Edição #275

Abril 24

Nesta edição

Sabor de festa

“Na rua da Aurora, n. 73, se lava e engoma com toda perfeição, também recebe-se encomendas de bolo inglês, pastéis de nata, bom bocado, letria de ovos, sem e do pão de ló, presuntos de fiambre, o que tudo se faz com prontidão e asseio.”

Esse anúncio foi publicado no Jornal do Recife, em 25 de fevereiro de 1883. Nele está evidente a força da presença portuguesa na culinária local. Incluindo-se aí o bolo de rolo, reinvenção local do que veio da Europa. Hoje é um dos emblemas da cultura local para exportação, o que se mostra numa reportagem especial. 

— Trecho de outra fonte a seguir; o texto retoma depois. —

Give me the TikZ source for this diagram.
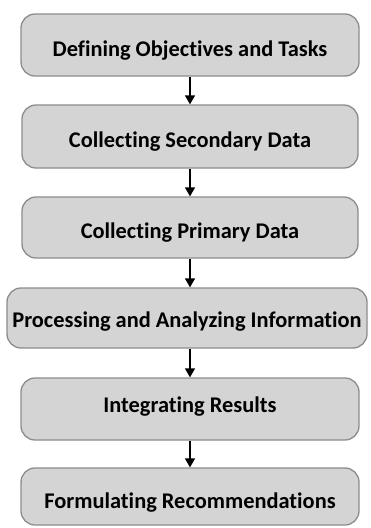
\documentclass[tikz,border=0pt]{standalone}
\usepackage{fontspec}
\setmainfont[Ligatures={NoCommon}]{Carlito}
\usetikzlibrary{arrows.meta}
\definecolor{boxfill}{RGB}{212,212,212}
\definecolor{boxline}{RGB}{140,140,140}
% label text whose capitals sit #1 below the box centre
\newcommand\steplabel[2]{\raisebox{-#1}[14.4pt][0pt]{#2}}
\tikzset{
  stagebox/.style={draw=boxline, line width=1.3pt, fill=boxfill,
    rounded corners=14pt, inner sep=0pt, font=\bfseries\fontsize{22.4}{25}\selectfont},
  flowarrow/.style={-{Triangle[length=9pt,width=10pt]}, line width=1.4pt, black}
}
\begin{document}
\begin{tikzpicture}[x=1pt,y=-1pt]
  \useasboundingbox (0,0) rectangle (370,528);
  % stage boxes, one per step of the process
  \node[stagebox, minimum width=338pt, minimum height=62pt] (s1) at (190,45) {\steplabel{4pt}{Defining Objectives and Tasks}};
  \node[stagebox, minimum width=336pt, minimum height=63pt] (s2) at (190,136.5) {\steplabel{4pt}{Collecting Secondary Data}};
  \node[stagebox, minimum width=336pt, minimum height=61pt] (s3) at (190,227.5) {\steplabel{3.5pt}{Collecting Primary Data}};
  \node[stagebox, minimum width=360pt, minimum height=60pt] (s4) at (187,318) {\steplabel{2.5pt}{Processing and Analyzing Information}};
  \node[stagebox, minimum width=338pt, minimum height=62pt] (s5) at (190,409) {\steplabel{-3.5pt}{Integrating Results}};
  \node[stagebox, minimum width=338pt, minimum height=57pt] (s6) at (190,496.5) {\steplabel{4.5pt}{Formulating Recommendations}};
  % vertical connectors along the common centre line
  \foreach \a/\b in {s1/s2,s2/s3,s3/s4,s4/s5,s5/s6}
    \draw[flowarrow] (s1.south |- \a.south) -- (s1.south |- \b.north);
\end{tikzpicture}
\end{document}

O Documento trata de uma das grandes atrações do Nordeste brasileiro: as festas juninas/joaninas. Dos santos católicos: Antônio, João e Pedro. Na reportagem de Débora Nascimento recupera-se o liame ibérico e a riqueza musical local posterior. Lusitano, no específico, chegou a ser o tema de um conjunto de poemas de Fernando Pessoa que indaga a São Pedro: 

Mas porque diabo de intuição errada
É que vieste parar a Junho
E a Lisboa?

Dos três santos, triunfa ainda João. O Antônio – de tantas superstições e peculiaridades familiares, eróticas, militares – está meio esquecido, exceto como data dos enamorados. Mas houve um tempo em que cada um gozava de relevância específica. Daí um pedido como este datado de 17 de fevereiro de 1921, e publicado no Jornal do Recife:

“Os moradores do Pátio de São Pedro pedem aos ilustres redatores desse conceituado órgão para implorar do Prefeito da capital a fineza de começar logo a remodelação do calçamento da mesma praça, a fim de ficar pronta antes da festa de São Pedro, que, este ano, será pomposa.”

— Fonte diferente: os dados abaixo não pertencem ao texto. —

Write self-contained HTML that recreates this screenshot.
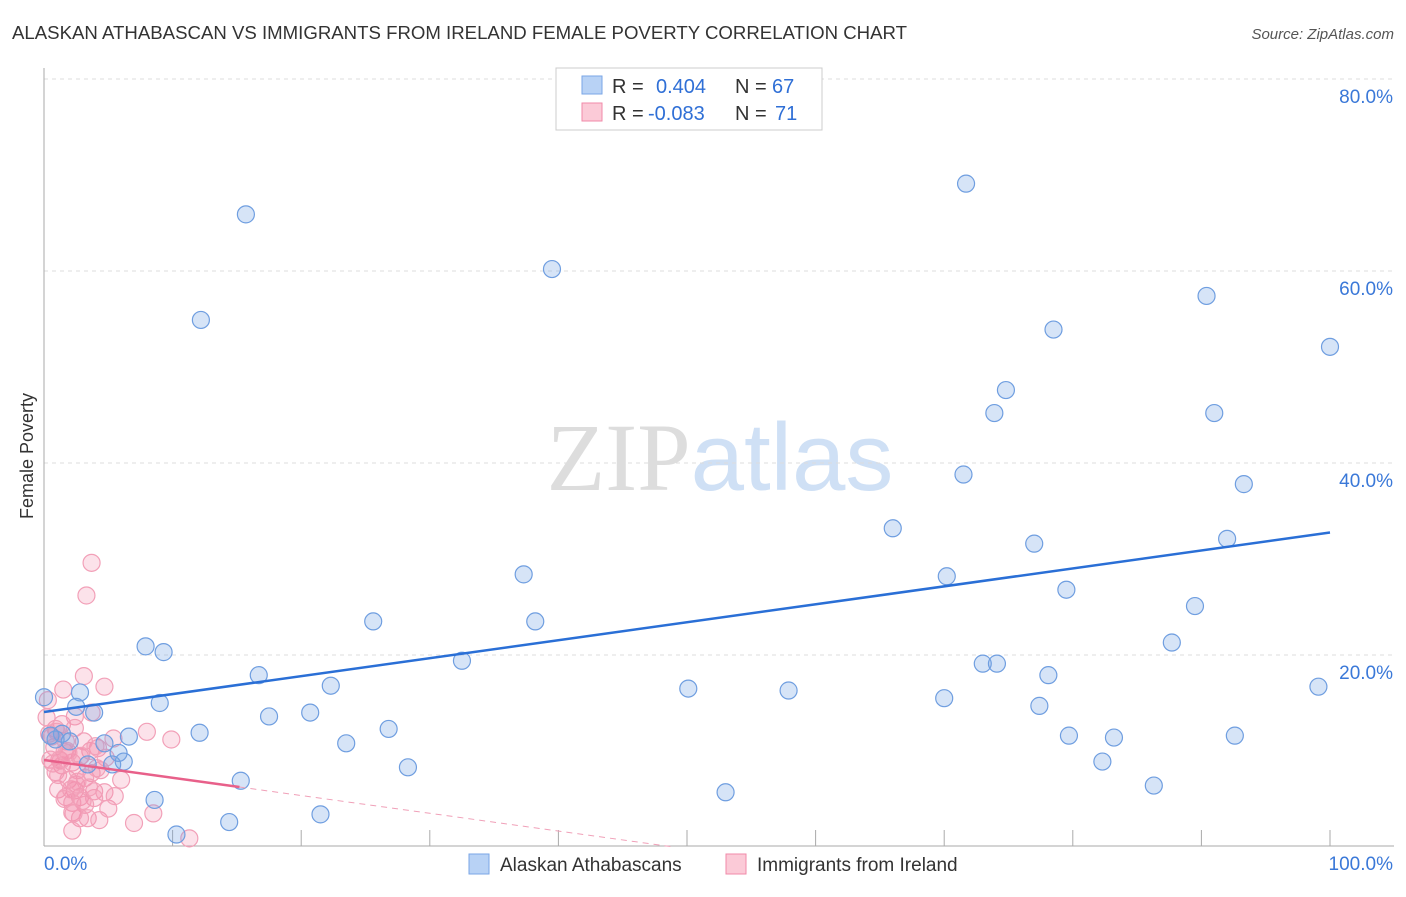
<!DOCTYPE html>
<html><head><meta charset="utf-8"><style>
body{margin:0;background:#fff;font-family:"Liberation Sans",sans-serif}
svg text{font-family:"Liberation Sans",sans-serif}
</style></head><body>
<svg id="chart" width="1406" height="892">
<text x="12" y="39" font-size="18" fill="#333" textLength="895" lengthAdjust="spacingAndGlyphs">ALASKAN ATHABASCAN VS IMMIGRANTS FROM IRELAND FEMALE POVERTY CORRELATION CHART</text>
<text x="1394" y="39" font-size="15" fill="#555" font-style="italic" text-anchor="end">Source: ZipAtlas.com</text>
<text x="33" y="456" font-size="18" fill="#333" transform="rotate(-90 33 456)" text-anchor="middle">Female Poverty</text>
<text x="720" y="490" font-size="96" text-anchor="middle"><tspan fill="#ddd" font-family="Liberation Serif">ZIP</tspan><tspan fill="#cfe0f5">atlas</tspan></text>
<g id="grid"></g><g id="marks"></g>
<g>
<rect x="556" y="68" width="266" height="62" fill="#fff" stroke="#ccc"/>
<rect x="582" y="76" width="20" height="18" fill="#b8d2f5" stroke="#7aa6e6"/>
<rect x="582" y="103" width="20" height="18" fill="#fbcad7" stroke="#f08aa8"/>
<text y="93" font-size="20" fill="#333"><tspan x="612">R =</tspan><tspan x="656" fill="#2f6fd6">0.404</tspan><tspan x="735">N =</tspan><tspan x="772" fill="#2f6fd6">67</tspan></text>
<text y="120" font-size="20" fill="#333"><tspan x="612">R =</tspan><tspan x="648" fill="#2f6fd6">-0.083</tspan><tspan x="735">N =</tspan><tspan x="775" fill="#2f6fd6">71</tspan></text>
</g>
<g>
<rect x="469" y="854" width="20" height="20" fill="#b8d2f5" stroke="#7aa6e6"/>
<text x="500" y="871" font-size="19" fill="#333">Alaskan Athabascans</text>
<rect x="726" y="854" width="20" height="20" fill="#fbcad7" stroke="#f08aa8"/>
<text x="757" y="871" font-size="19" fill="#333">Immigrants from Ireland</text>
</g>
</svg>
<script>
const xTicks=[0,100];
const yTicks=[20,40,60,80];
const blueX=[15.7,71.7,12.2,39.5,90.4,78.5,100,74.8,73.9,91,71.5,93.3,66,77,92,37.3,70.2,79.5,89.5,25.6,38.2,87.7,7.9,9.3,73,74.1,32.5,16.7,78.1,22.3,50.1,57.9,99.1,2.8,0,9,70,77.4,2.5,3.9,17.5,20.7,12.1,26.8,79.7,83.2,92.6,6.6,1.4,23.5,4.7,5.8,3.4,5.3,6.2,82.3,28.3,15.3,8.6,86.3,53,21.5,14.4,10.3,0.9,2,0.5];
const blueY=[65.9,69.1,54.9,60.2,57.4,53.9,52.1,47.6,45.2,45.2,38.8,37.8,33.2,31.6,32.1,28.4,28.2,26.8,25.1,23.5,23.5,21.3,20.9,20.3,19.1,19.1,19.4,17.9,17.9,16.8,16.5,16.3,16.7,16.1,15.6,15,15.5,14.7,14.6,14,13.6,14,11.9,12.3,11.6,11.4,11.6,11.5,11.8,10.8,10.8,9.8,8.6,8.6,8.9,8.9,8.3,6.9,4.9,6.4,5.7,3.4,2.6,1.3,11.2,11,11.6];
const pinkX=[3.7,3.3,3.1,4.7,1.5,0.3,3.7,2.4,1.4,2.4,0.9,5.4,4.2,9.9,3.6,0.8,1.6,2.8,0.5,1.2,4.8,2.2,3.7,3.2,1.9,1.1,2.4,3.9,4.7,1.7,2.8,3.9,2.2,3.2,8.5,2.2,3.4,2.8,4.3,2.2,11.3,1.4,2.6,0.9,4.4,1.7,0.6,1,3.1,0.2,2.1,2.5,1.6,5,8,6,1.8,2.9,4,1.3,0.7,3.5,5.5,2.6,1.9,4.1,3,2.3,1.1,0.4,7];
const pinkY=[29.6,26.2,17.8,16.7,16.4,15.3,14.0,13.6,12.8,12.4,12.3,11.3,10.3,11.2,10.0,10.4,9.9,9.4,9.1,9.1,9.3,8.8,7.7,7.2,7.0,6.0,5.9,5.8,5.7,5.2,5.2,5.1,4.6,4.4,3.5,3.6,3.0,3.0,2.8,1.7,0.9,8.5,8.0,7.8,8.0,11.0,11.5,12.0,11.0,13.5,6.0,6.5,5.0,4.0,12.0,7.0,10.0,9.5,10.5,9.0,8.7,6.2,5.3,6.8,9.8,8.2,4.8,3.5,7.5,11.8,2.5];
const blueTrend=[14.06,0.187];
const pinkTrend=[9.06,-0.185];
const X0=44,X1=1330,Y0=847,YPX=9.6;
const sx=v=>X0+(X1-X0)*v/100, sy=v=>Y0-v*YPX;
const NS="http://www.w3.org/2000/svg";
const grid=document.getElementById('grid'),marks=document.getElementById('marks');
function mk(tag,attrs,parent){const e=document.createElementNS(NS,tag);for(const k in attrs)e.setAttribute(k,attrs[k]);parent.appendChild(e);return e;}
yTicks.forEach(t=>{
 const l=mk('line',{x1:44,x2:1394,y1:sy(t),y2:sy(t),stroke:'#ddd','stroke-dasharray':'4 4'},grid);
 
 
 const tx=mk('text',{x:1393,y:sy(t)+24,'font-size':19,fill:'#3a78d8','text-anchor':'end'},grid);
 tx.textContent=t.toFixed(1)+'%';
 
 
});
mk('line',{x1:44,x2:44,y1:68,y2:846,stroke:'#aaa'},grid);
mk('line',{x1:44,x2:1394,y1:846,y2:846,stroke:'#aaa'},grid);
for(let i=1;i<=10;i++){const x=sx(i*10);mk('line',{x1:x,x2:x,y1:830,y2:846,stroke:'#aaa'},grid);}
xTicks.forEach(t=>{
 const tx=mk('text',{x:t==0?44:1393,y:870,'font-size':19,fill:'#3a78d8','text-anchor':t==0?'start':'end'},grid);
 tx.textContent=t.toFixed(1)+'%';
 
 
});
pinkX.forEach((x,i)=>{
 const c=mk('circle',{cx:sx(x),cy:sy(pinkY[i]),r:8.5,fill:'rgba(245,140,170,0.25)',stroke:'#f2a0b8','stroke-width':1.2},marks);
 
 
});
blueX.forEach((x,i)=>{
 const c=mk('circle',{cx:sx(x),cy:sy(blueY[i]),r:8.5,fill:'rgba(120,165,230,0.3)',stroke:'#6f9ee0','stroke-width':1.2},marks);
 
 
});
let [a,b]=blueTrend;
let l=mk('line',{x1:sx(0),y1:sy(a),x2:sx(100),y2:sy(a+b*100),stroke:'#2a6fd6','stroke-width':2.5},marks);


[a,b]=pinkTrend;
l=mk('line',{x1:sx(0),y1:sy(a),x2:sx(15.2),y2:sy(a+b*15.2),stroke:'#e8608a','stroke-width':2.5},marks);


const xEnd=Math.min(100,-a/b);
l=mk('line',{x1:sx(15.2),y1:sy(a+b*15.2),x2:sx(xEnd),y2:sy(a+b*xEnd),stroke:'#f0a0b8','stroke-width':1,'stroke-dasharray':'6 5'},marks);


</script>
</body></html>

É pouco provável que a festa de São Pedro neste ano de 2024 seja pomposa em qualquer sítio do Brasil. Sítio como mero substantivo de lugar (à lusitana) e menos no sentido que todos os nascidos no interior estiveram acostumados a conhecer. O país não alcançou aquele status de rurbanização sonhada por Gilberto Freyre. As cidades “incham” e são como formigueiros humanos e nelas assumiram feições diferentes as festas de sentido originariamente agrícola e religioso.

Soterramos, de certa forma, as pequenas vilas e seus costumes, prescindimos das noites e das estações. Frutas. Antes colhidas em safras, hoje dão o ano inteiro. A um toque a luz se faz, e pode ser dia o dia inteiro. 

Vive-se um tempo problemático para os símbolos e ritos. Algo que notou Byung-Chul Han, em O desparecimento dos rituais. A capa de uma edição espanhola desse livro mostra justamente o ato de tomar café. Como o do chá, integra algo essencial à sobrevivência em harmonia: o convívio humano. 

De vez em quando, no Brasil, reclama-se da perda ou destruição do patrimônio material. Mas quase ninguém se ocupa da deterioração e desaparecimento de parte da cultura intangível. Um exemplo eloquente o das festas de junho. As diversas fusões e os resultados tão originais quanto atraentes e apetitosos deveriam ter merecido um apego maior das gentes que (d)isso viviam.

Obviamente, a cultura é dinâmica e sofre um inevitável processo de alteração ao longo da história e do contato com outras culturas. Além disso, as permanências e transformações são por vezes sutis. Quem hoje se lembra de que o título de uma das comédias mais conhecidas de Shakespeare – Sonho de uma noite de verão – é, na verdade, Sonho de uma noite de São João? A memória, a história e a cultura são afluentes do rio de Heráclito-Camões: “mudam-se os tempos, mudam-se as vontades, tudo no mundo é feito de mudanças”.